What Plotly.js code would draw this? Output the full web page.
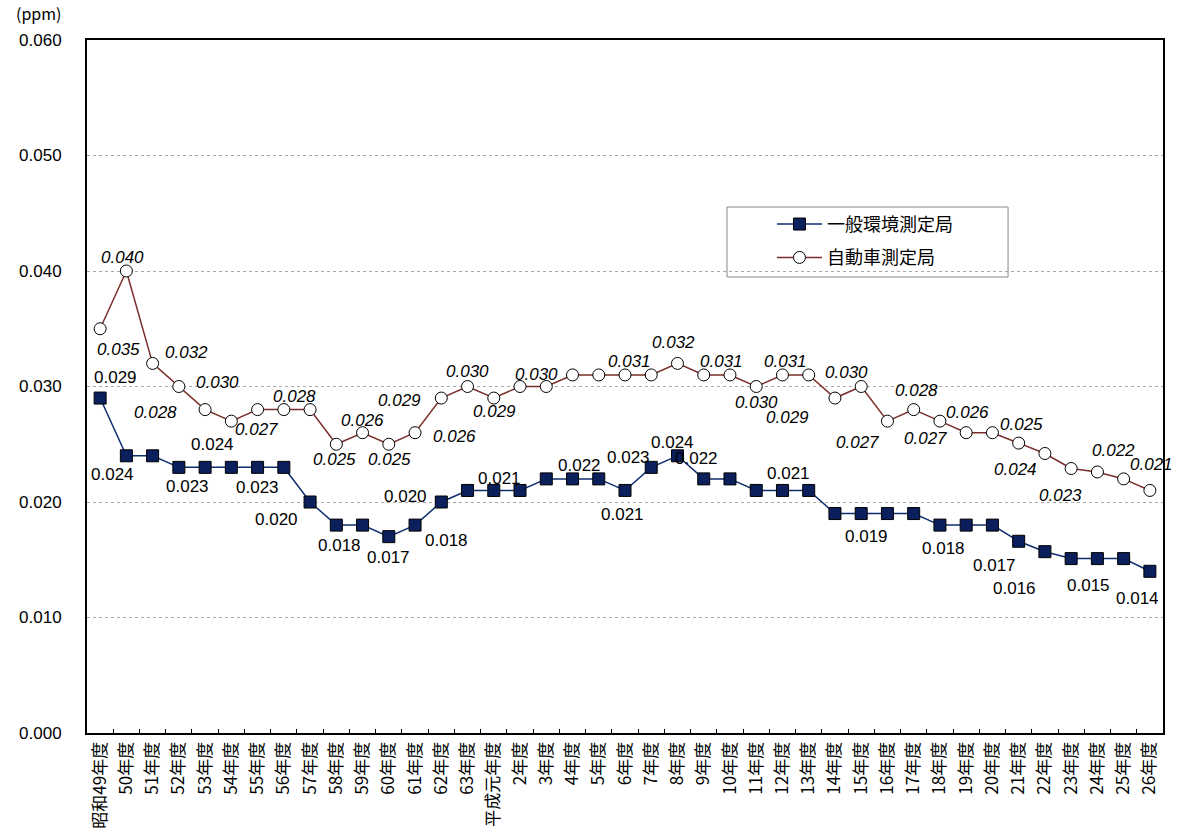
<!DOCTYPE html>
<html>
<head>
<meta charset="utf-8">
<script src="https://cdn.plot.ly/plotly-3.0.1.min.js"></script>
<style>html,body{margin:0;padding:0;background:#fff;}#chart{width:1185px;height:834px;}</style>
</head>
<body>
<div id="chart"></div>
<script>
// Fiscal years
const categories = ["昭和49年度","50年度","51年度","52年度","53年度","54年度","55年度","56年度","57年度","58年度","59年度","60年度","61年度","62年度","63年度",
  "平成元年度","2年度","3年度","4年度","5年度","6年度","7年度","8年度","9年度","10年度","11年度","12年度","13年度","14年度","15年度","16年度","17年度","18年度","19年度","20年度","21年度","22年度","23年度","24年度","25年度","26年度"];

// 一般環境測定局 (ppm)
const generalValues = [0.029,0.024,0.024,0.023,0.023,0.023,0.023,0.023,0.020,0.018,0.018,0.017,0.018,0.020,0.021,
  0.021,0.021,0.022,0.022,0.022,0.021,0.023,0.024,0.022,0.022,0.021,0.021,0.021,0.019,0.019,0.019,0.019,0.018,0.018,0.018,0.0166,0.0157,0.0151,0.0151,0.0151,0.014];

// 自動車測定局 (ppm)
const autoValues = [0.035,0.040,0.032,0.030,0.028,0.027,0.028,0.028,0.028,0.025,0.026,0.025,0.026,0.029,0.030,
  0.029,0.030,0.030,0.031,0.031,0.031,0.031,0.032,0.031,0.031,0.030,0.031,0.031,0.029,0.030,0.027,0.028,0.027,0.026,0.026,0.0251,0.0242,0.0229,0.0226,0.0220,0.0210];

const yTicks = [0,0.01,0.02,0.03,0.04,0.05,0.06];

// labelled points: [category index, pixel shift x, pixel shift y]
const generalLabels = [[0,15,-21],[1,-14,19],[2,60,-11],[3,9,19],[6,0,20],[8,-34,17],[9,3,20],[11,0,21],[12,31,15],[13,-36,-6],
  [15,6,-12],[18,7,-13],[20,-3,24],[21,-23,-10],[22,-5,-13],[23,-7,-20],[26,6,-17],[29,5,23],[32,4,23],[35,-24,24],[36,-30,37],[37,17,27],[40,-12,27]];
const autoLabels = [[1,-4,-14],[0,18,21],[2,34,-11],[4,-50,3],[3,39,-4],[5,25,8],[7,11,-13],[9,-2,15],[10,0,-12],[11,1,15],[13,-42,2],
  [12,39,4],[14,0,-15],[15,1,13],[17,-10,-12],[20,4,-13],[22,-4,-21],[24,-8,-13],[25,0,16],[26,3,-13],[28,-47,19],[29,-15,-14],
  [30,-30,21],[31,3,-19],[32,-14,17],[33,1,-20],[35,3,-19],[36,-29,16],[37,-11,27],[39,-10,-28],[40,2,-26]];

const numFont = "Liberation Sans, Arial, sans-serif";
const jpFont = "Noto Sans CJK JP, sans-serif";

const annotations = [];
generalLabels.forEach(([i,dx,dy]) => {
  annotations.push({x: categories[i], y: generalValues[i], xref:'x', yref:'y', text: generalValues[i].toFixed(3),
    showarrow:false, xshift:dx, yshift:-dy, font:{family:numFont, size:17, color:'#000'}});
});
autoLabels.forEach(([i,dx,dy]) => {
  annotations.push({x: categories[i], y: autoValues[i], xref:'x', yref:'y', text: '<i>'+autoValues[i].toFixed(3)+'</i>',
    showarrow:false, xshift:dx, yshift:-dy, font:{family:numFont, size:17, color:'#000'}});
});
annotations.push({xref:'paper', yref:'paper', x:-0.045, y:1.0, yanchor:'bottom', yshift:13, xanchor:'center', text:'(ppm)',
  showarrow:false, font:{family:jpFont, size:16, color:'#000'}});

const traces = [
  {x: categories, y: generalValues, name:'一般環境測定局', type:'scatter', mode:'lines+markers', legendgroup:'g1',
   line:{color:'#0f2d6e', width:1.5},
   marker:{symbol:'square', size:12, color:'#0a1f5c', line:{color:'#000', width:1}}},
  {x: categories, y: autoValues, name:'自動車測定局', type:'scatter', mode:'lines+markers', legendgroup:'g2',
   line:{color:'#7a2e2a', width:1.5},
   marker:{symbol:'circle', size:12, color:'#fff', line:{color:'#000', width:1}}}
];

const layout = {
  width:1185, height:834,
  margin:{l:87, r:22, t:40, b:101, pad:0},
  paper_bgcolor:'#fff', plot_bgcolor:'#fff',
  showlegend:true,
  legend:{x:0.6366, y:0.7607, xanchor:'left', yanchor:'top', bgcolor:'rgba(0,0,0,0)', borderwidth:0,
    font:{family:jpFont, size:18, color:'#000'}, itemwidth:45, tracegroupgap:7},
  shapes:[{type:'rect', xref:'paper', yref:'paper', x0:0.5948, x1:0.856, y0:0.658, y1:0.759,
    line:{color:'#888', width:1}, fillcolor:'#fff', layer:'below'}],
  xaxis:{type:'category', tickangle:-90, tickfont:{family:jpFont, size:17, color:'#000'},
    showline:true, linecolor:'#000', linewidth:2, mirror:true, ticks:'inside', ticklen:4, tickcolor:'#000',
    tickson:'boundaries', showgrid:false, zeroline:false, range:[-0.5, 40.5]},
  yaxis:{range:[0,0.06], tickvals:yTicks, tickformat:'.3f', tickfont:{family:numFont, size:17, color:'#000'},
    showline:true, linecolor:'#000', linewidth:2, mirror:true, ticks:'', ticklabelstandoff:20,
    showgrid:true, gridcolor:'#a8a8a8', griddash:'dot', gridwidth:1, zeroline:false},
  annotations: annotations
};

Plotly.newPlot('chart', traces, layout, {displayModeBar:false, staticPlot:true});
</script>
</body>
</html>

____

# EXERCISE AIM
Repeat the data exactly, dropping every picture it holds.

# RESPONSE
What Plotly.js code would draw this? Output the full web page.
<!DOCTYPE html>
<html>
<head>
<meta charset="utf-8">
<script src="https://cdn.plot.ly/plotly-3.0.1.min.js"></script>
<style>html,body{margin:0;padding:0;background:#fff;}#chart{width:1185px;height:834px;}</style>
</head>
<body>
<div id="chart"></div>
<script>
// Fiscal years
const categories = ["昭和49年度","50年度","51年度","52年度","53年度","54年度","55年度","56年度","57年度","58年度","59年度","60年度","61年度","62年度","63年度",
  "平成元年度","2年度","3年度","4年度","5年度","6年度","7年度","8年度","9年度","10年度","11年度","12年度","13年度","14年度","15年度","16年度","17年度","18年度","19年度","20年度","21年度","22年度","23年度","24年度","25年度","26年度"];

// 一般環境測定局 (ppm)
const generalValues = [0.029,0.024,0.024,0.023,0.023,0.023,0.023,0.023,0.020,0.018,0.018,0.017,0.018,0.020,0.021,
  0.021,0.021,0.022,0.022,0.022,0.021,0.023,0.024,0.022,0.022,0.021,0.021,0.021,0.019,0.019,0.019,0.019,0.018,0.018,0.018,0.0166,0.0157,0.0151,0.0151,0.0151,0.014];

// 自動車測定局 (ppm)
const autoValues = [0.035,0.040,0.032,0.030,0.028,0.027,0.028,0.028,0.028,0.025,0.026,0.025,0.026,0.029,0.030,
  0.029,0.030,0.030,0.031,0.031,0.031,0.031,0.032,0.031,0.031,0.030,0.031,0.031,0.029,0.030,0.027,0.028,0.027,0.026,0.026,0.0251,0.0242,0.0229,0.0226,0.0220,0.0210];

const yTicks = [0,0.01,0.02,0.03,0.04,0.05,0.06];

// labelled points: [category index, pixel shift x, pixel shift y]
const generalLabels = [[0,15,-21],[1,-14,19],[2,60,-11],[3,9,19],[6,0,20],[8,-34,17],[9,3,20],[11,0,21],[12,31,15],[13,-36,-6],
  [15,6,-12],[18,7,-13],[20,-3,24],[21,-23,-10],[22,-5,-13],[23,-7,-20],[26,6,-17],[29,5,23],[32,4,23],[35,-24,24],[36,-30,37],[37,17,27],[40,-12,27]];
const autoLabels = [[1,-4,-14],[0,18,21],[2,34,-11],[4,-50,3],[3,39,-4],[5,25,8],[7,11,-13],[9,-2,15],[10,0,-12],[11,1,15],[13,-42,2],
  [12,39,4],[14,0,-15],[15,1,13],[17,-10,-12],[20,4,-13],[22,-4,-21],[24,-8,-13],[25,0,16],[26,3,-13],[28,-47,19],[29,-15,-14],
  [30,-30,21],[31,3,-19],[32,-14,17],[33,1,-20],[35,3,-19],[36,-29,16],[37,-11,27],[39,-10,-28],[40,2,-26]];

const numFont = "Liberation Sans, Arial, sans-serif";
const jpFont = "Noto Sans CJK JP, sans-serif";

const annotations = [];
generalLabels.forEach(([i,dx,dy]) => {
  annotations.push({x: categories[i], y: generalValues[i], xref:'x', yref:'y', text: generalValues[i].toFixed(3),
    showarrow:false, xshift:dx, yshift:-dy, font:{family:numFont, size:17, color:'#000'}});
});
autoLabels.forEach(([i,dx,dy]) => {
  annotations.push({x: categories[i], y: autoValues[i], xref:'x', yref:'y', text: '<i>'+autoValues[i].toFixed(3)+'</i>',
    showarrow:false, xshift:dx, yshift:-dy, font:{family:numFont, size:17, color:'#000'}});
});
annotations.push({xref:'paper', yref:'paper', x:-0.045, y:1.0, yanchor:'bottom', yshift:13, xanchor:'center', text:'(ppm)',
  showarrow:false, font:{family:jpFont, size:16, color:'#000'}});

const traces = [
  {x: categories, y: generalValues, name:'一般環境測定局', type:'scatter', mode:'lines+markers', legendgroup:'g1',
   line:{color:'#0f2d6e', width:1.5},
   marker:{symbol:'square', size:12, color:'#0a1f5c', line:{color:'#000', width:1}}},
  {x: categories, y: autoValues, name:'自動車測定局', type:'scatter', mode:'lines+markers', legendgroup:'g2',
   line:{color:'#7a2e2a', width:1.5},
   marker:{symbol:'circle', size:12, color:'#fff', line:{color:'#000', width:1}}}
];

const layout = {
  width:1185, height:834,
  margin:{l:87, r:22, t:40, b:101, pad:0},
  paper_bgcolor:'#fff', plot_bgcolor:'#fff',
  showlegend:true,
  legend:{x:0.6366, y:0.7607, xanchor:'left', yanchor:'top', bgcolor:'rgba(0,0,0,0)', borderwidth:0,
    font:{family:jpFont, size:18, color:'#000'}, itemwidth:45, tracegroupgap:7},
  shapes:[{type:'rect', xref:'paper', yref:'paper', x0:0.5948, x1:0.856, y0:0.658, y1:0.759,
    line:{color:'#888', width:1}, fillcolor:'#fff', layer:'below'}],
  xaxis:{type:'category', tickangle:-90, tickfont:{family:jpFont, size:17, color:'#000'},
    showline:true, linecolor:'#000', linewidth:2, mirror:true, ticks:'inside', ticklen:4, tickcolor:'#000',
    tickson:'boundaries', showgrid:false, zeroline:false, range:[-0.5, 40.5]},
  yaxis:{range:[0,0.06], tickvals:yTicks, tickformat:'.3f', tickfont:{family:numFont, size:17, color:'#000'},
    showline:true, linecolor:'#000', linewidth:2, mirror:true, ticks:'', ticklabelstandoff:20,
    showgrid:true, gridcolor:'#a8a8a8', griddash:'dot', gridwidth:1, zeroline:false},
  annotations: annotations
};

Plotly.newPlot('chart', traces, layout, {displayModeBar:false, staticPlot:true});
</script>
</body>
</html>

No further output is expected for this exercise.